Apoptosis is a distinct form of cell death that is functionally and morphologically different from necrosis. Nuclear chromatin condensation, cytoplasmic shrinking, dilated endoplasmic reticulum, and membrane blebbing characterize apoptosis in general. Mitochondria remain morphologically unchanged. In 1972 Kerr et al introduced the concept of apoptosis as a distinct form of "cell-death", and the mechanisms of various apoptotic pathways are still being revealed today.
The two principal pathways of apoptosis are (1) the Bcl-2 inhibitable or intrinsic pathway induced by various forms of stress like intracellular damage, developmental cues, and external stimuli and (2) the caspase 8/10 dependent or extrinsic pathway initiated by the engagement of death receptors
The caspase 8/10 dependent or extrinsic pathway is a death receptor mediated mechanism that results in the activation of caspase-8 and caspase-10. Activation of death receptors like Fas/CD95, TNFR1, and the TRAIL receptor is promoted by the TNF family of ligands including FASL (APO1L OR CD95L), TNF, LT-alpha, LT-beta, CD40L, LIGHT, RANKL, BLYS/BAFF, and APO2L/TRAIL. These ligands are released in response to microbial infection, or as part of the cellular, humoral immunity responses during the formation of lymphoid organs, activation of dendritic cells, stimulation or survival of T, B, and natural killer (NK) cells, cytotoxic response to viral infection or oncogenic transformation.
The Bcl-2 inhibitable or intrinsic pathway of apoptosis is a stress-inducible process, and acts through the activation of caspase-9 via Apaf-1 and cytochrome c. The rupture of the mitochondrial membrane, a rapid process involving some of the Bcl-2 family proteins, releases these molecules into the cytoplasm. Examples of cellular processes that may induce the intrinsic pathway in response to various damage signals include: auto reactivity in lymphocytes, cytokine deprivation, calcium flux or cellular damage by cytotoxic drugs like taxol, deprivation of nutrients like glucose and growth factors like EGF, anoikis, transactivation of target genes by tumor suppressors including p53.
In many non-immune cells, death signals initiated by the extrinsic pathway are amplified by connections to the intrinsic pathway. The connecting link appears to be the truncated BID (tBID) protein a proteolytic cleavage product mediated by caspase-8 or other enzymes.

Cell death is a fundamental cellular response that has a crucial role in shaping our bodies during development and in regulating tissue homeostasis by eliminating unwanted cells.
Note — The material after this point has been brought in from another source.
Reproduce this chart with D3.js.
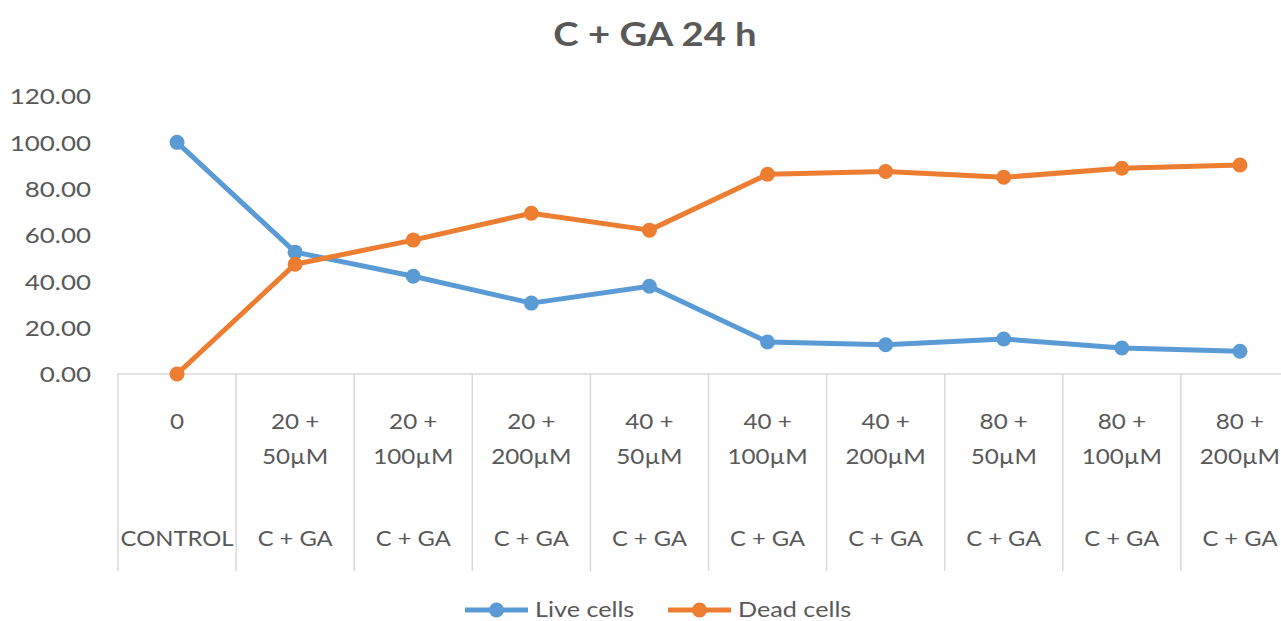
<!DOCTYPE html>
<html>
<head>
<meta charset="utf-8">
<script src="https://cdn.jsdelivr.net/npm/d3@7"></script>
<style>
  html, body { margin: 0; padding: 0; background: #fff; overflow: hidden; }
  svg { display: block; font-family: Lato, "Open Sans", sans-serif; }
</style>
</head>
<body>
<svg id="chart" width="1281" height="621"></svg>
<script>
// Treatment groups: dose line, concentration line, group name
const doses = ["0", "20 +", "20 +", "20 +", "40 +", "40 +", "40 +", "80 +", "80 +", "80 +"];
const concentrations = ["", "50µM", "100µM", "200µM", "50µM", "100µM", "200µM", "50µM", "100µM", "200µM"];
const groups = ["CONTROL", "C + GA", "C + GA", "C + GA", "C + GA", "C + GA", "C + GA", "C + GA", "C + GA", "C + GA"];

// Percent of cells after 24 h
const liveCells = [100.0, 52.6, 42.2, 30.6, 37.9, 13.8, 12.6, 15.1, 11.2, 9.8];
const deadCells = [0.0, 47.4, 57.8, 69.4, 62.1, 86.2, 87.4, 84.9, 88.8, 90.2];

const yTicks = [0, 20, 40, 60, 80, 100, 120];

const seriesNames = ["Live cells", "Dead cells"];
const seriesColors = ["#5b9bd5", "#ed7d31"];
const seriesValues = [liveCells, deadCells];

const svg = d3.select("#chart");
const textColor = "#595959";
const axisColor = "#d9d9d9";

const plotLeft = 118, plotRight = 1299, plotTop = 96, plotBottom = 374;

const x = d3.scaleBand()
  .domain(d3.range(doses.length))
  .range([plotLeft, plotRight])
  .paddingInner(0).paddingOuter(0);

const y = d3.scaleLinear().domain([0, 120]).range([plotBottom, plotTop]);

// Widened text placed at (px, py)
function placeText(sel, px, py, sx) {
  return sel.attr("x", 0).attr("y", 0)
    .attr("transform", (d, i) => `translate(${typeof px === "function" ? px(d, i) : px},${py}) scale(${sx},1)`);
}

// Title
placeText(svg.append("text"), 655, 46, 1.16)
  .attr("text-anchor", "middle")
  .attr("font-size", 33)
  .attr("font-weight", 700)
  .attr("fill", textColor)
  .text("C + GA 24 h");

// Y axis labels
const yAxis = d3.axisLeft(y).tickValues(yTicks).tickFormat(d3.format(".2f")).tickSize(0).tickPadding(0);
const yg = svg.append("g").attr("transform", `translate(91,0)`).call(yAxis);
yg.select(".domain").remove();
yg.selectAll("text")
  .attr("font-size", 22)
  .attr("font-family", "Lato, 'Open Sans', sans-serif")
  .attr("fill", textColor)
  .attr("x", 0)
  .attr("dy", "0.36em")
  .attr("transform", "scale(1.18,1)");

// Category axis line and separators
svg.append("line")
  .attr("x1", plotLeft).attr("x2", plotRight)
  .attr("y1", plotBottom).attr("y2", plotBottom)
  .attr("stroke", axisColor).attr("stroke-width", 1.5);

const boundaries = d3.range(doses.length + 1).map(i => i < doses.length ? x(i) : x.range()[1]);
svg.append("g").selectAll("line").data(boundaries).join("line")
  .attr("x1", d => d).attr("x2", d => d)
  .attr("y1", plotBottom).attr("y2", 571)
  .attr("stroke", axisColor).attr("stroke-width", 1.5);

// Category labels
const cx = i => x(i) + x.bandwidth() / 2;
const labels = svg.append("g")
  .attr("font-size", 22)
  .attr("fill", textColor)
  .attr("text-anchor", "middle");
placeText(labels.selectAll("text.dose").data(doses).join("text").attr("class", "dose"),
  (d, i) => cx(i), 429, 1.1).text(d => d);
placeText(labels.selectAll("text.conc").data(concentrations).join("text").attr("class", "conc"),
  (d, i) => cx(i), 464, 1.1).text(d => d);
placeText(labels.selectAll("text.group").data(groups).join("text").attr("class", "group"),
  (d, i) => cx(i), 546, 1.0)
  .attr("textLength", (d, i) => i === 0 ? 113 : 75)
  .attr("lengthAdjust", "spacingAndGlyphs")
  .text(d => d);

// Series lines and markers
const line = d3.line().x((d, i) => cx(i)).y(d => y(d));
seriesValues.forEach((vals, s) => {
  svg.append("path")
    .datum(vals)
    .attr("d", line)
    .attr("fill", "none")
    .attr("stroke", seriesColors[s])
    .attr("stroke-width", 5)
    .attr("stroke-linejoin", "round")
    .attr("stroke-linecap", "round");
  svg.append("g").selectAll("circle").data(vals).join("circle")
    .attr("cx", (d, i) => cx(i))
    .attr("cy", d => y(d))
    .attr("r", 7.5)
    .attr("fill", seriesColors[s]);
});

// Legend
const legendItems = [{ x: 465 }, { x: 668 }];
legendItems.forEach((item, s) => {
  const g = svg.append("g").attr("transform", `translate(${item.x},610)`);
  g.append("line").attr("x1", 0).attr("x2", 63).attr("y1", 0).attr("y2", 0)
    .attr("stroke", seriesColors[s]).attr("stroke-width", 5);
  g.append("circle").attr("cx", 31.5).attr("cy", 0).attr("r", 7.5).attr("fill", seriesColors[s]);
  placeText(g.append("text"), 70, 6.5, 1.2)
    .attr("font-size", 21).attr("fill", textColor)
    .text(seriesNames[s]);
});
</script>
</body>
</html>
There are a number of different forms of cell death, each with a corresponding number of complex subprocesses. The first form of regulated or programmed cell death to be characterized was apoptosis. Evidence has emerged for a number of regulated non-apoptotic cell death pathways, including some with morphological features that were previously attributed to necrosis. More recently necrosis has been subdivided into parts including programmed necrotic cell death processes, such as RIP1-mediated regulated necrosis or pyroptosis.
Reactome currently represents programmed cell death using the model of extrinsic signalling that leads to a molecular decision point pivoting on caspase-8 activation or inhibition. Caspase-8 activation tilts the cell towards apoptosis, while caspase-8 inhibition tilts the cell towards Regulated Necrosis.

The terminology and molecular definitions of cell death-related events annotated here are consistent with the 2015 recommendations of the Nomenclature Committee on Cell Death (NCCD) (Galluzzi L et al. 2015).